*WORK INSTRUCTIONS*
The material below holds pictures; leave them out and reproduce exactly the lines from the one with "Write the TikZ code for this diagram." through the one with "(0,0) rectangle (1877,1587);", inclusive.

<<<<

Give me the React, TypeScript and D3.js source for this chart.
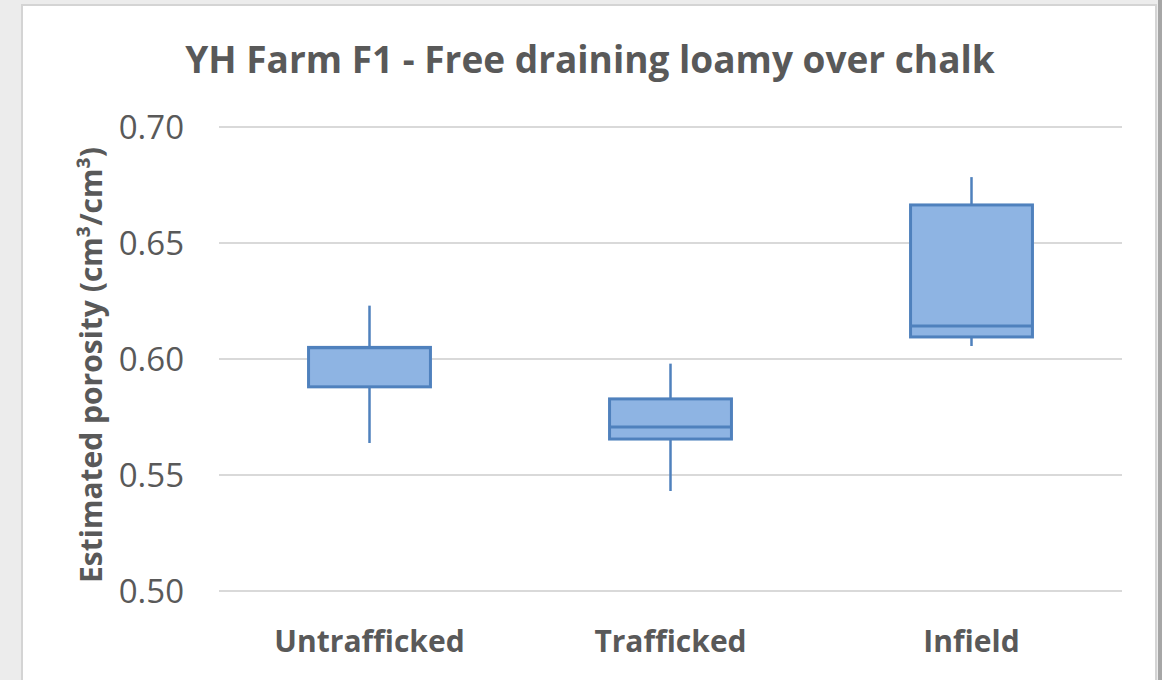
import React, { useRef, useEffect } from 'react';
import * as d3 from 'd3';

const categories = ['Untrafficked', 'Trafficked', 'Infield'];
const whiskerLow = [0.5638, 0.5431, 0.6056];
const q1 = [0.588, 0.5655, 0.6095];
const median = [0.6048, 0.5707, 0.6142];
const q3 = [0.605, 0.5828, 0.6664];
const whiskerHigh = [0.623, 0.598, 0.6784];
const yTicks = [0.5, 0.55, 0.6, 0.65, 0.7];

const title = 'YH Farm F1 - Free draining loamy over chalk';
const yLabel = 'Estimated porosity (cm³/cm³)';

const App = () => {
  const ref = useRef<SVGSVGElement>(null);

  useEffect(() => {
    const svg = d3.select(ref.current);
    svg.selectAll('*').remove();

    const width = 1162;
    const height = 680;
    const margin = { top: 127, right: 40, bottom: 89, left: 219 };
    const font = "'Open Sans', sans-serif";
    const textColor = '#595959';

    // frame / background
    svg.append('rect').attr('width', width).attr('height', height).attr('fill', '#ececec');
    svg.append('rect')
      .attr('x', 22).attr('y', 5)
      .attr('width', 1134).attr('height', height)
      .attr('fill', 'white')
      .attr('stroke', '#d4d4d4')
      .attr('stroke-width', 2);
    svg.append('rect').attr('x', 1158).attr('y', 0).attr('width', 4).attr('height', height).attr('fill', '#a6a6a6');

    const x = d3.scaleBand()
      .domain(categories)
      .range([margin.left, width - margin.right])
      .padding(0);

    const y = d3.scaleLinear()
      .domain([0.5, 0.7])
      .range([height - margin.bottom, margin.top]);

    // gridlines
    svg.append('g')
      .selectAll('line')
      .data(yTicks)
      .enter()
      .append('line')
      .attr('x1', margin.left)
      .attr('x2', width - margin.right)
      .attr('y1', d => y(d))
      .attr('y2', d => y(d))
      .attr('stroke', '#d9d9d9')
      .attr('stroke-width', 2);

    // y tick labels
    svg.append('g')
      .selectAll('text')
      .data(yTicks)
      .enter()
      .append('text')
      .attr('x', 184)
      .attr('y', d => y(d))
      .attr('dy', '0.35em')
      .attr('text-anchor', 'end')
      .attr('font-family', font)
      .attr('font-size', 33)
      .attr('fill', textColor)
      .text(d => d.toFixed(2));

    // x labels
    svg.append('g')
      .selectAll('text')
      .data(categories)
      .enter()
      .append('text')
      .attr('x', d => (x(d) as number) + x.bandwidth() / 2)
      .attr('y', 652)
      .attr('text-anchor', 'middle')
      .attr('font-family', font)
      .attr('font-weight', 'bold')
      .attr('font-size', 30)
      .attr('fill', textColor)
      .text(d => d);

    // boxes
    const boxW = x.bandwidth() * 0.405;
    const stroke = '#4f81bd';
    const g = svg.append('g');
    categories.forEach((c, i) => {
      const cx = (x(c) as number) + x.bandwidth() / 2;
      g.append('line')
        .attr('x1', cx).attr('x2', cx)
        .attr('y1', y(whiskerHigh[i])).attr('y2', y(q3[i]))
        .attr('stroke', stroke).attr('stroke-width', 2.5);
      g.append('line')
        .attr('x1', cx).attr('x2', cx)
        .attr('y1', y(q1[i])).attr('y2', y(whiskerLow[i]))
        .attr('stroke', stroke).attr('stroke-width', 2.5);
      g.append('rect')
        .attr('x', cx - boxW / 2)
        .attr('y', y(q3[i]))
        .attr('width', boxW)
        .attr('height', y(q1[i]) - y(q3[i]))
        .attr('fill', '#8eb4e3')
        .attr('stroke', stroke)
        .attr('stroke-width', 3);
      g.append('line')
        .attr('x1', cx - boxW / 2).attr('x2', cx + boxW / 2)
        .attr('y1', y(median[i])).attr('y2', y(median[i]))
        .attr('stroke', stroke).attr('stroke-width', 3);
    });

    // title
    svg.append('text')
      .attr('x', 590)
      .attr('y', 73)
      .attr('text-anchor', 'middle')
      .attr('font-family', font)
      .attr('font-weight', 'bold')
      .attr('font-size', 37)
      .attr('fill', textColor)
      .text(title);

    // y axis label
    svg.append('text')
      .attr('transform', `translate(102,365) rotate(-90)`)
      .attr('text-anchor', 'middle')
      .attr('font-family', font)
      .attr('font-weight', 'bold')
      .attr('font-size', 30)
      .attr('fill', textColor)
      .text(yLabel);
  }, []);

  return <svg ref={ref} width={1162} height={680} style={{ display: 'block', position: 'absolute', left: 0, top: 0 }}></svg>;
};

export default App;
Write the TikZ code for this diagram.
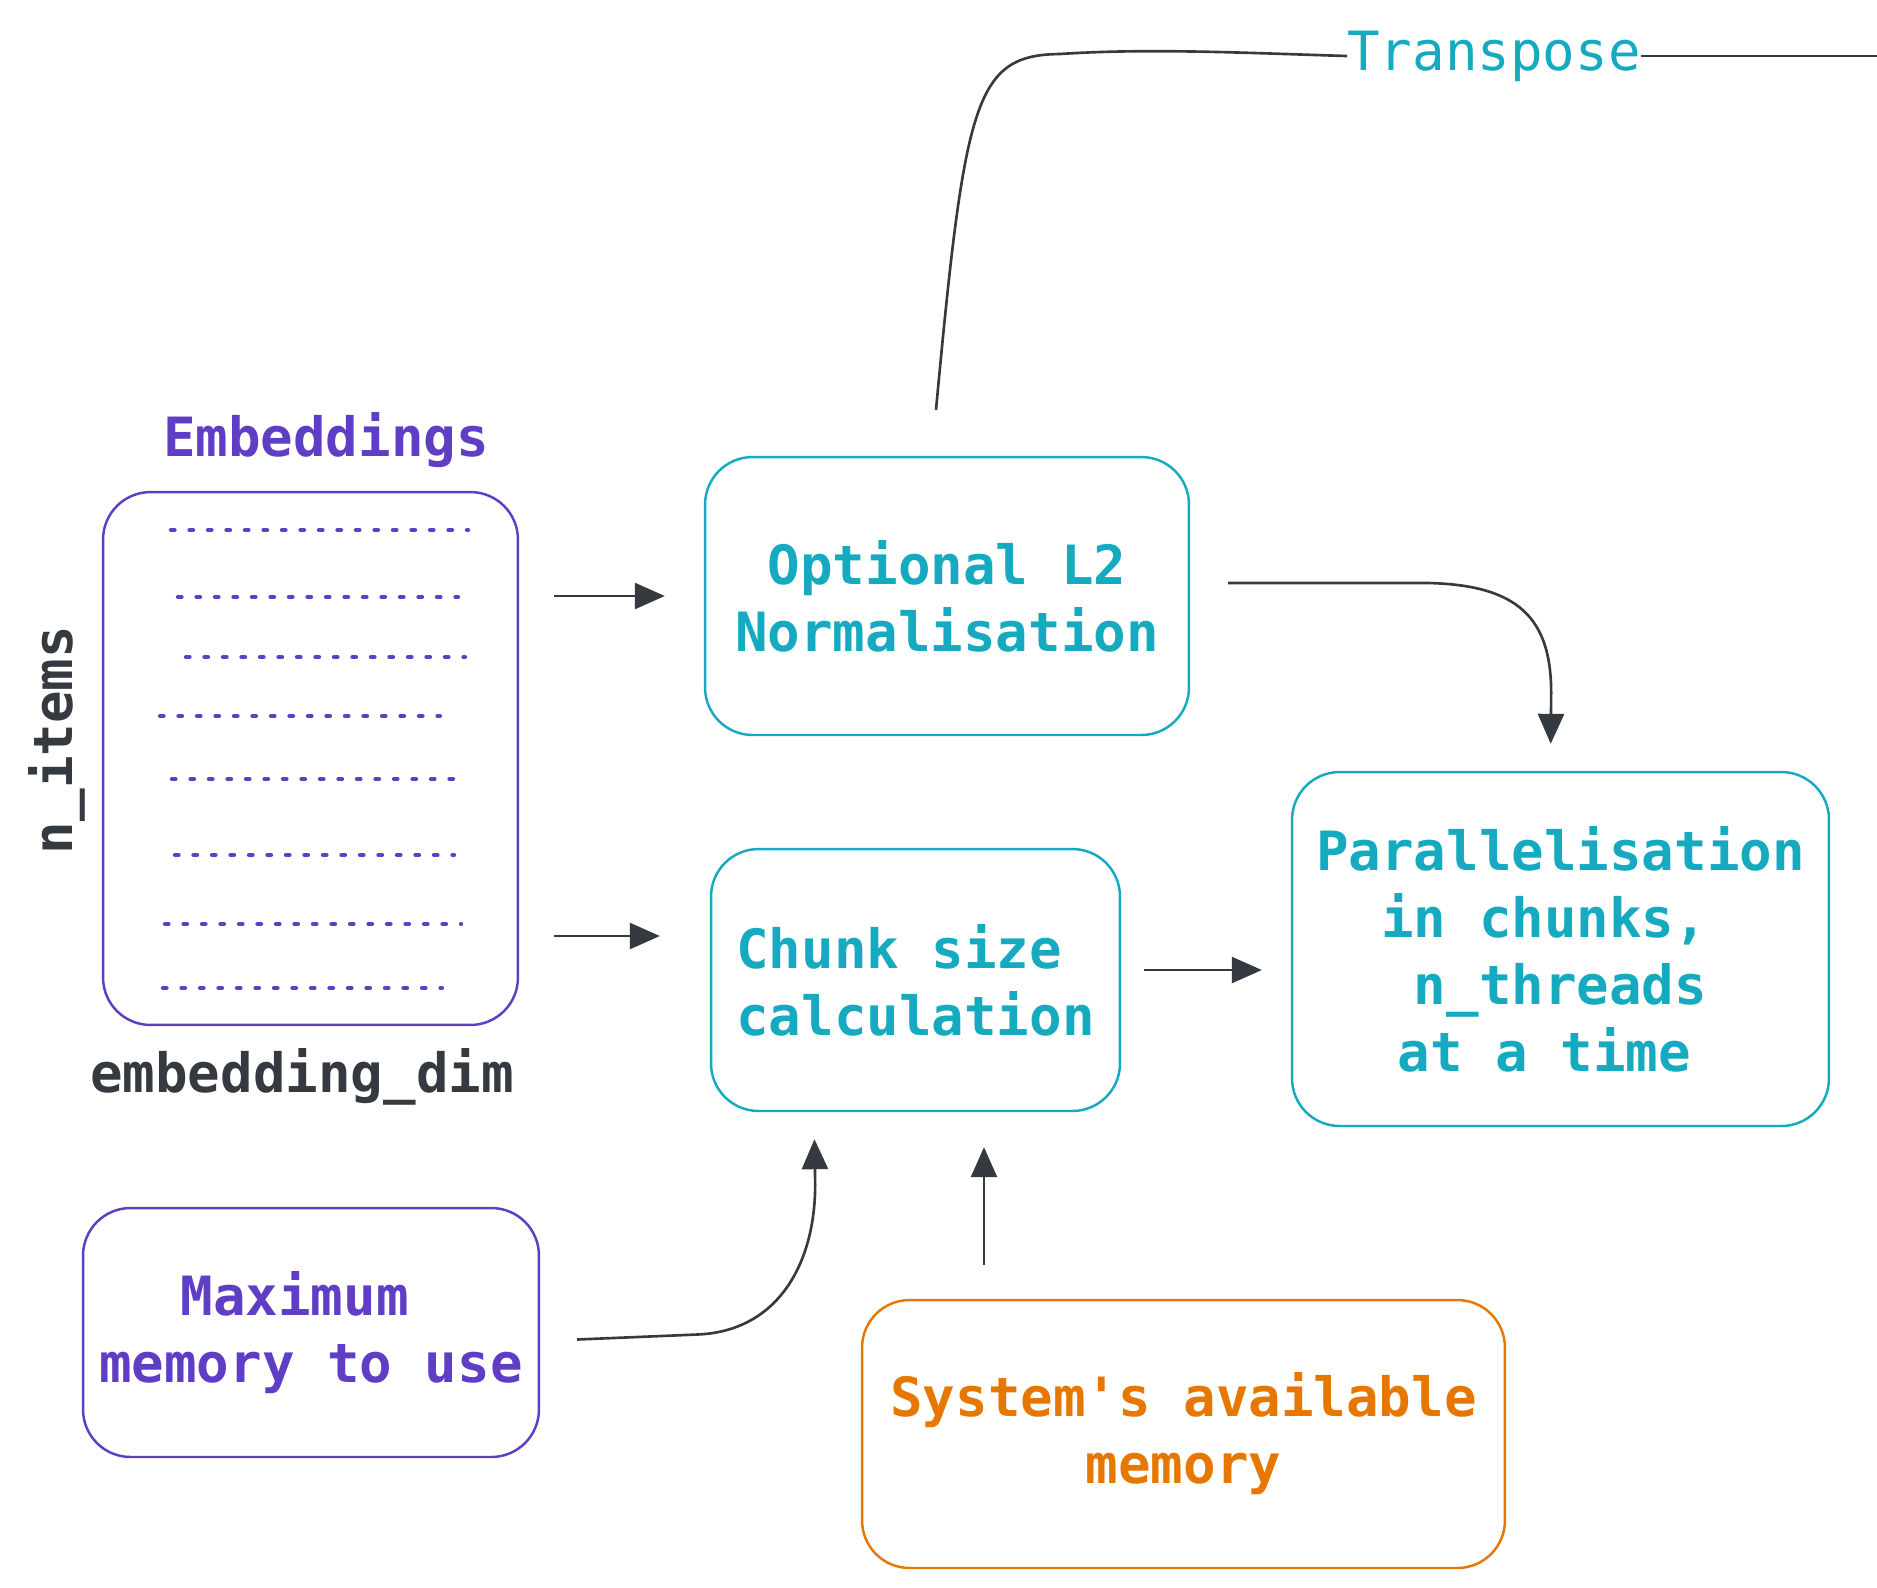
\documentclass[tikz,border=0pt]{standalone}
\usepackage{fontspec}
\setmonofont{DejaVu Sans Mono}
\usetikzlibrary{arrows.meta}
\definecolor{violetink}{HTML}{5F3DC4}
\definecolor{cyanink}{HTML}{15AABF}
\definecolor{orangeink}{HTML}{E67700}
\definecolor{darkink}{HTML}{343A40}
\newcommand{\boxfont}{\ttfamily\bfseries\fontsize{30.8pt}{38.1pt}\selectfont}
\newcommand{\linkfont}{\ttfamily\fontsize{30.8pt}{38.1pt}\selectfont}
\tikzset{
    box/.style={draw, rectangle, rounded corners=0.95cm, line width=1.4pt, align=center, font=\boxfont},
    dotrow/.style={draw=violetink, line width=0.085cm, line cap=round, dash pattern=on 0.07cm off 0.3cm},
    arr/.style={draw=darkink, line width=1.5pt, -{Triangle[length=0.6cm, width=0.52cm]}},
    link/.style={draw=darkink, line width=1.5pt}
}
\begin{document}
\begin{tikzpicture}[x=0.02cm, y=-0.02cm]
    \useasboundingbox (0,0) rectangle (1877,1587);

    % embeddings matrix
    \node[text=violetink, font=\boxfont] (embtitle) at (326,440) {Embeddings};
    \node[box, draw=violetink, minimum width=8.3cm, minimum height=10.66cm] (emb) at (310.5,758.5) {};
    \foreach \xa/\xb/\y in {171/468/530, 178/458/597, 186/465/657, 160/440/716,
                            172/467/779, 175/454/855, 165/461/924, 163/442/988}
        \draw[dotrow] (\xa,\y) -- (\xb,\y);
    \node[text=darkink, font=\boxfont] (embdim) at (302,1077) {embedding\_dim};
    \node[text=darkink, font=\boxfont, rotate=90] (nitems) at (57,740) {n\_items};

    % processing steps
    \node[box, draw=cyanink, text=cyanink, minimum width=9.68cm, minimum height=5.56cm] (norm) at (947,596)
        {Optional L2\\Normalisation};
    \node[box, draw=cyanink, text=cyanink, align=left, minimum width=8.18cm, minimum height=5.24cm] (chunk) at (915.5,980)
        {Chunk size\\calculation};
    \node[box, draw=cyanink, text=cyanink, minimum width=10.74cm, minimum height=7.08cm] (para) at (1560.5,949)
        {Parallelisation\\in chunks,\phantom{x}\\\phantom{x}n\_threads\phantom{x}\\at a time\phantom{x}};

    % memory inputs
    \node[box, draw=violetink, text=violetink, minimum width=9.12cm, minimum height=4.98cm] (maxmem) at (311,1332.5)
        {Maximum\phantom{x}\\memory to use};
    \node[box, draw=orangeink, text=orangeink, minimum width=12.86cm, minimum height=5.36cm] (sysmem) at (1183.5,1434)
        {System's available\\memory};

    \node[text=cyanink, font=\linkfont, inner sep=0pt] (transp) at (1494,56) {Transpose};

    % connectors
    \draw[arr, shorten <=0.7cm, shorten >=0.78cm] (emb.east |- norm.west) -- (norm.west);
    \draw[arr, shorten <=0.7cm, shorten >=1.0cm] ([yshift=0.88cm]chunk.west -| emb.east) -- ([yshift=0.88cm]chunk.west);
    \draw[arr, shorten >=0.54cm] ([xshift=0.76cm, yshift=0.26cm]norm.east) -- ++(200,0)
        .. controls +(90,2) and +(0,-75) .. ++(123,110) -- ([xshift=-0.2cm]para.north);
    \draw[arr, shorten <=0.46cm, shorten >=0.58cm] ([yshift=0.2cm]chunk.east) -- ([yshift=0.2cm]chunk.east -| para.west);
    \draw[arr, shorten >=0.54cm] ([xshift=0.74cm, yshift=-0.14cm]maxmem.east) -- ++(120,-5)
        .. controls +(80,-3) and +(0,80) .. ++(118,-150) -- ([xshift=-2.03cm]chunk.south);
    \coordinate (sysin) at ([xshift=1.37cm]chunk.south);
    \draw[arr, shorten <=0.68cm, shorten >=0.7cm] (sysin |- sysmem.north) -- (sysin);
    \coordinate (tstart) at ([xshift=-0.22cm, yshift=0.92cm]norm.north);
    \coordinate (tend) at (1877,56);
    \draw[link] (tstart) .. controls +(29,-311) and +(-85,1) .. (1060,54)
        .. controls +(90,-6) and +(-100,-3) .. (transp.west);
    \draw[link] (transp.east) -- (tend);
\end{tikzpicture}
\end{document}
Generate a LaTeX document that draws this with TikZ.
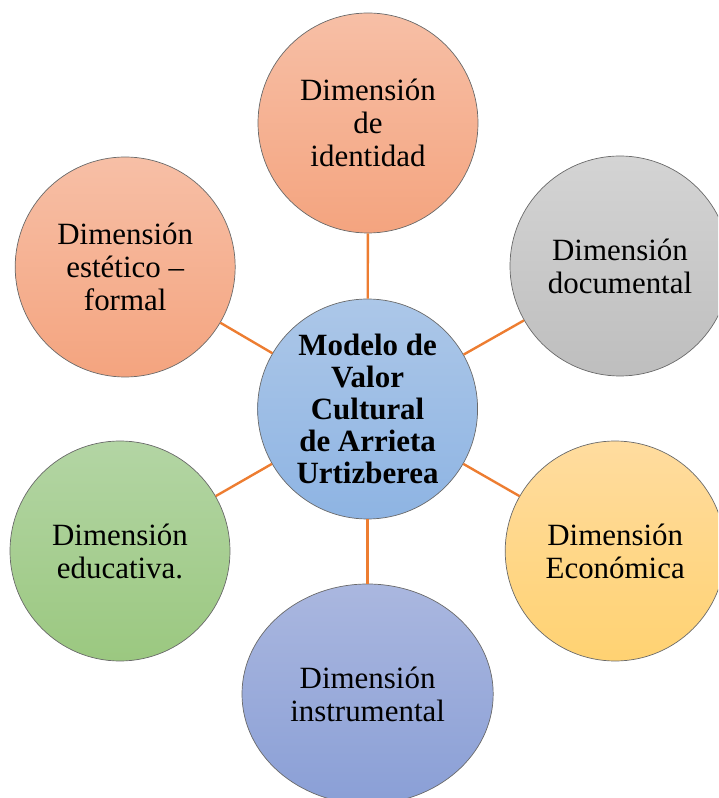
\documentclass[tikz,border=0pt]{standalone}
\usepackage{fontspec}
\setmainfont{Liberation Serif}
\usepackage{xcolor}
\usepackage{tikz}
\usetikzlibrary{positioning,shapes.geometric}

\definecolor{salmonA}{HTML}{F7BFA6}
\definecolor{salmonB}{HTML}{F4A47F}
\definecolor{grisA}{HTML}{D4D4D4}
\definecolor{grisB}{HTML}{BEBEBE}
\definecolor{azulA}{HTML}{ACC7E8}
\definecolor{azulB}{HTML}{8EB4E3}
\definecolor{verdeA}{HTML}{B3D5A4}
\definecolor{verdeB}{HTML}{9BC880}
\definecolor{amarilloA}{HTML}{FFDC9F}
\definecolor{amarilloB}{HTML}{FFD272}
\definecolor{lilaA}{HTML}{AAB7DF}
\definecolor{lilaB}{HTML}{8A9FD6}
\definecolor{naranja}{HTML}{ED7D31}
\definecolor{borde}{HTML}{6A6A6A}

\tikzset{
	dimension/.style={draw=borde,line width=0.5pt,circle,minimum size=5.5cm,inner sep=0pt,align=center,font=\fontsize{22}{23.5}\selectfont},
	enlace/.style={draw=naranja,line width=1.7pt}
}

\begin{document}
\begin{tikzpicture}
	\useasboundingbox (-9.19,-9.725) rectangle (8.76,10.225);
	\clip (-9.19,-9.725) rectangle (8.76,10.225);
	% Modelo central
	\node[dimension,top color=azulA,bottom color=azulB,font=\bfseries\fontsize{22}{22.8}\selectfont] (modelo) at (0,0) {Modelo de\\Valor\\Cultural\\de Arrieta\\Urtizberea};
	% Dimensiones
	\node[dimension,top color=salmonA,bottom color=salmonB] (identidad) at (0.01,7.15) {Dimensión\\de\\identidad};
	\node[dimension,top color=salmonA,bottom color=salmonB] (estetico) at (-6.06,3.55) {Dimensión\\estético –\\formal};
	\node[dimension,top color=grisA,bottom color=grisB] (documental) at (6.31,3.575) {Dimensión\\documental};
	\node[dimension,top color=verdeA,bottom color=verdeB] (educativa) at (-6.19,-3.55) {Dimensión\\educativa.};
	\node[dimension,top color=amarilloA,bottom color=amarilloB] (economica) at (6.19,-3.55) {Dimensión\\Económica};
	\node[dimension,ellipse,minimum width=6.28cm,minimum height=5.5cm,top color=lilaA,bottom color=lilaB] (instrumental) at (0,-7.125) {Dimensión\\instrumental};
	
	% Enlaces
	\draw[enlace] (modelo) -- (identidad);
	\draw[enlace] (modelo) -- (estetico);
	\draw[enlace] (modelo) -- (documental);
	\draw[enlace] (modelo) -- (educativa);
	\draw[enlace] (modelo) -- (economica);
	\draw[enlace] (modelo) -- (instrumental);
\end{tikzpicture}
\end{document}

>>>>

*SOLUTION TO THIS EXERCISE*
Write the TikZ code for this diagram.
\documentclass[tikz,border=0pt]{standalone}
\usepackage{fontspec}
\setmonofont{DejaVu Sans Mono}
\usetikzlibrary{arrows.meta}
\definecolor{violetink}{HTML}{5F3DC4}
\definecolor{cyanink}{HTML}{15AABF}
\definecolor{orangeink}{HTML}{E67700}
\definecolor{darkink}{HTML}{343A40}
\newcommand{\boxfont}{\ttfamily\bfseries\fontsize{30.8pt}{38.1pt}\selectfont}
\newcommand{\linkfont}{\ttfamily\fontsize{30.8pt}{38.1pt}\selectfont}
\tikzset{
    box/.style={draw, rectangle, rounded corners=0.95cm, line width=1.4pt, align=center, font=\boxfont},
    dotrow/.style={draw=violetink, line width=0.085cm, line cap=round, dash pattern=on 0.07cm off 0.3cm},
    arr/.style={draw=darkink, line width=1.5pt, -{Triangle[length=0.6cm, width=0.52cm]}},
    link/.style={draw=darkink, line width=1.5pt}
}
\begin{document}
\begin{tikzpicture}[x=0.02cm, y=-0.02cm]
    \useasboundingbox (0,0) rectangle (1877,1587);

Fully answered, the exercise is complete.